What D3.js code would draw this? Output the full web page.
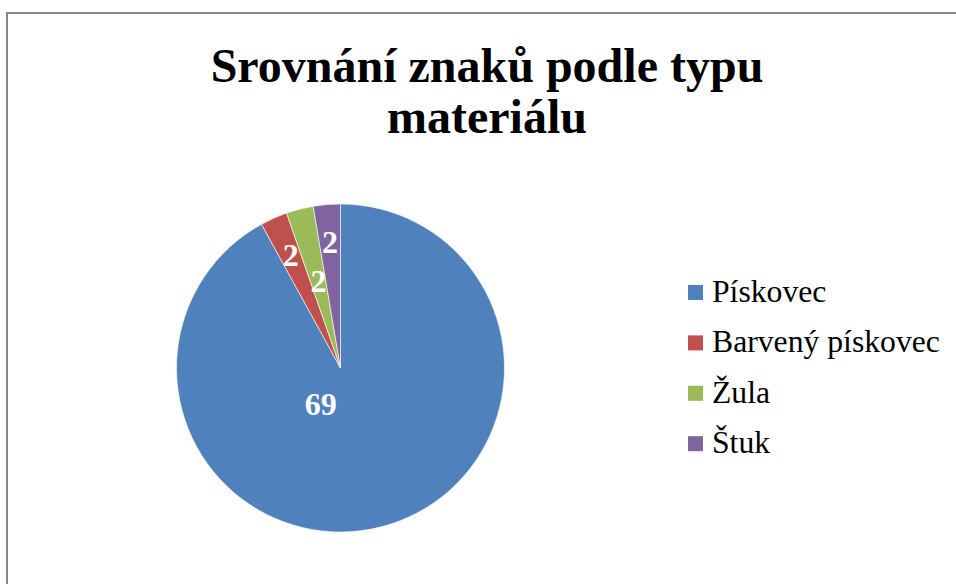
<!DOCTYPE html>
<html>
<head>
<meta charset="utf-8">
<script src="https://cdn.jsdelivr.net/npm/d3@7"></script>
<style>
  html, body { margin: 0; padding: 0; background: #fff; }
  svg { display: block; }
</style>
</head>
<body>
<div id="chart"></div>
<script>
const categories = ["Pískovec", "Barvený pískovec", "Žula", "Štuk"];
const values = [69, 2, 2, 2];
const colors = ["#4F81BD", "#C0504D", "#9BBB59", "#8064A2"];
const titleLines = ["Srovnání znaků podle typu", "materiálu"];

const data = categories.map((c, i) => ({ name: c, value: values[i], color: colors[i] }));

const width = 956, height = 584;
const cx = 340.5, cy = 368, radius = 164;

const svg = d3.select("#chart")
    .append("svg")
    .attr("width", width)
    .attr("height", height);

// chart frame (runs past the right and bottom edges)
svg.append("rect")
    .attr("x", 7)
    .attr("y", 13)
    .attr("width", 980)
    .attr("height", 620)
    .attr("fill", "#fff")
    .attr("stroke", "#868686")
    .attr("stroke-width", 2);

// title
svg.append("g")
    .selectAll("text")
    .data(titleLines)
    .enter()
    .append("text")
    .attr("x", 487)
    .attr("y", (d, i) => 82 + i * 51)
    .attr("text-anchor", "middle")
    .style("font-family", "'Liberation Serif', 'Times New Roman', serif")
    .style("font-size", "48px")
    .style("font-weight", "bold")
    .attr("fill", "#000")
    .text(d => d);

// pie
const pie = d3.pie().sort(null).value(d => d.value);
const arc = d3.arc().innerRadius(0).outerRadius(radius);
const arcs = pie(data);

const g = svg.append("g").attr("transform", `translate(${cx},${cy})`);

g.selectAll("path")
    .data(arcs)
    .enter()
    .append("path")
    .attr("d", arc)
    .attr("fill", d => d.data.color)
    .attr("stroke", "#fff")
    .attr("stroke-width", 0.6);

// data labels: small slices sit along their mid angle, staggered so they don't collide
const labelRadius = [0.26, 0.745, 0.54, 0.765];
const labelAngleShift = [0.73, 0, 0, 0]; // big slice label is nudged to the lower left
g.selectAll("text.lbl")
    .data(arcs)
    .enter()
    .append("text")
    .attr("class", "lbl")
    .attr("transform", (d, i) => {
        const a = (d.startAngle + d.endAngle) / 2 + labelAngleShift[i];
        const r = radius * labelRadius[i];
        return `translate(${r * Math.sin(a)},${-r * Math.cos(a)})`;
    })
    .attr("dy", "0.3em")
    .attr("text-anchor", "middle")
    .style("font-family", "'Liberation Serif', 'Times New Roman', serif")
    .style("font-size", "32px")
    .style("font-weight", "bold")
    .attr("fill", "#fff")
    .text(d => d.data.value);

// legend
const legend = svg.append("g").attr("transform", "translate(688,302)");
const rows = legend.selectAll("g")
    .data(data)
    .enter()
    .append("g")
    .attr("transform", (d, i) => `translate(0,${i * 50.4})`);

rows.append("rect")
    .attr("x", 0)
    .attr("y", -17)
    .attr("width", 15)
    .attr("height", 15)
    .attr("fill", d => d.color);

rows.append("text")
    .attr("x", 24)
    .attr("y", 0)
    .style("font-family", "'Liberation Serif', 'Times New Roman', serif")
    .style("font-size", "31.7px")
    .attr("fill", "#000")
    .text(d => d.name);
</script>
</body>
</html>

INSTRUCTIONS FOR THE TASK | Drop the images and repeat the data exactly.

COMPLETE OUTPUT |
What D3.js code would draw this? Output the full web page.
<!DOCTYPE html>
<html>
<head>
<meta charset="utf-8">
<script src="https://cdn.jsdelivr.net/npm/d3@7"></script>
<style>
  html, body { margin: 0; padding: 0; background: #fff; }
  svg { display: block; }
</style>
</head>
<body>
<div id="chart"></div>
<script>
const categories = ["Pískovec", "Barvený pískovec", "Žula", "Štuk"];
const values = [69, 2, 2, 2];
const colors = ["#4F81BD", "#C0504D", "#9BBB59", "#8064A2"];
const titleLines = ["Srovnání znaků podle typu", "materiálu"];

const data = categories.map((c, i) => ({ name: c, value: values[i], color: colors[i] }));

const width = 956, height = 584;
const cx = 340.5, cy = 368, radius = 164;

const svg = d3.select("#chart")
    .append("svg")
    .attr("width", width)
    .attr("height", height);

// chart frame (runs past the right and bottom edges)
svg.append("rect")
    .attr("x", 7)
    .attr("y", 13)
    .attr("width", 980)
    .attr("height", 620)
    .attr("fill", "#fff")
    .attr("stroke", "#868686")
    .attr("stroke-width", 2);

// title
svg.append("g")
    .selectAll("text")
    .data(titleLines)
    .enter()
    .append("text")
    .attr("x", 487)
    .attr("y", (d, i) => 82 + i * 51)
    .attr("text-anchor", "middle")
    .style("font-family", "'Liberation Serif', 'Times New Roman', serif")
    .style("font-size", "48px")
    .style("font-weight", "bold")
    .attr("fill", "#000")
    .text(d => d);

// pie
const pie = d3.pie().sort(null).value(d => d.value);
const arc = d3.arc().innerRadius(0).outerRadius(radius);
const arcs = pie(data);

const g = svg.append("g").attr("transform", `translate(${cx},${cy})`);

g.selectAll("path")
    .data(arcs)
    .enter()
    .append("path")
    .attr("d", arc)
    .attr("fill", d => d.data.color)
    .attr("stroke", "#fff")
    .attr("stroke-width", 0.6);

// data labels: small slices sit along their mid angle, staggered so they don't collide
const labelRadius = [0.26, 0.745, 0.54, 0.765];
const labelAngleShift = [0.73, 0, 0, 0]; // big slice label is nudged to the lower left
g.selectAll("text.lbl")
    .data(arcs)
    .enter()
    .append("text")
    .attr("class", "lbl")
    .attr("transform", (d, i) => {
        const a = (d.startAngle + d.endAngle) / 2 + labelAngleShift[i];
        const r = radius * labelRadius[i];
        return `translate(${r * Math.sin(a)},${-r * Math.cos(a)})`;
    })
    .attr("dy", "0.3em")
    .attr("text-anchor", "middle")
    .style("font-family", "'Liberation Serif', 'Times New Roman', serif")
    .style("font-size", "32px")
    .style("font-weight", "bold")
    .attr("fill", "#fff")
    .text(d => d.data.value);

// legend
const legend = svg.append("g").attr("transform", "translate(688,302)");
const rows = legend.selectAll("g")
    .data(data)
    .enter()
    .append("g")
    .attr("transform", (d, i) => `translate(0,${i * 50.4})`);

rows.append("rect")
    .attr("x", 0)
    .attr("y", -17)
    .attr("width", 15)
    .attr("height", 15)
    .attr("fill", d => d.color);

rows.append("text")
    .attr("x", 24)
    .attr("y", 0)
    .style("font-family", "'Liberation Serif', 'Times New Roman', serif")
    .style("font-size", "31.7px")
    .attr("fill", "#000")
    .text(d => d.name);
</script>
</body>
</html>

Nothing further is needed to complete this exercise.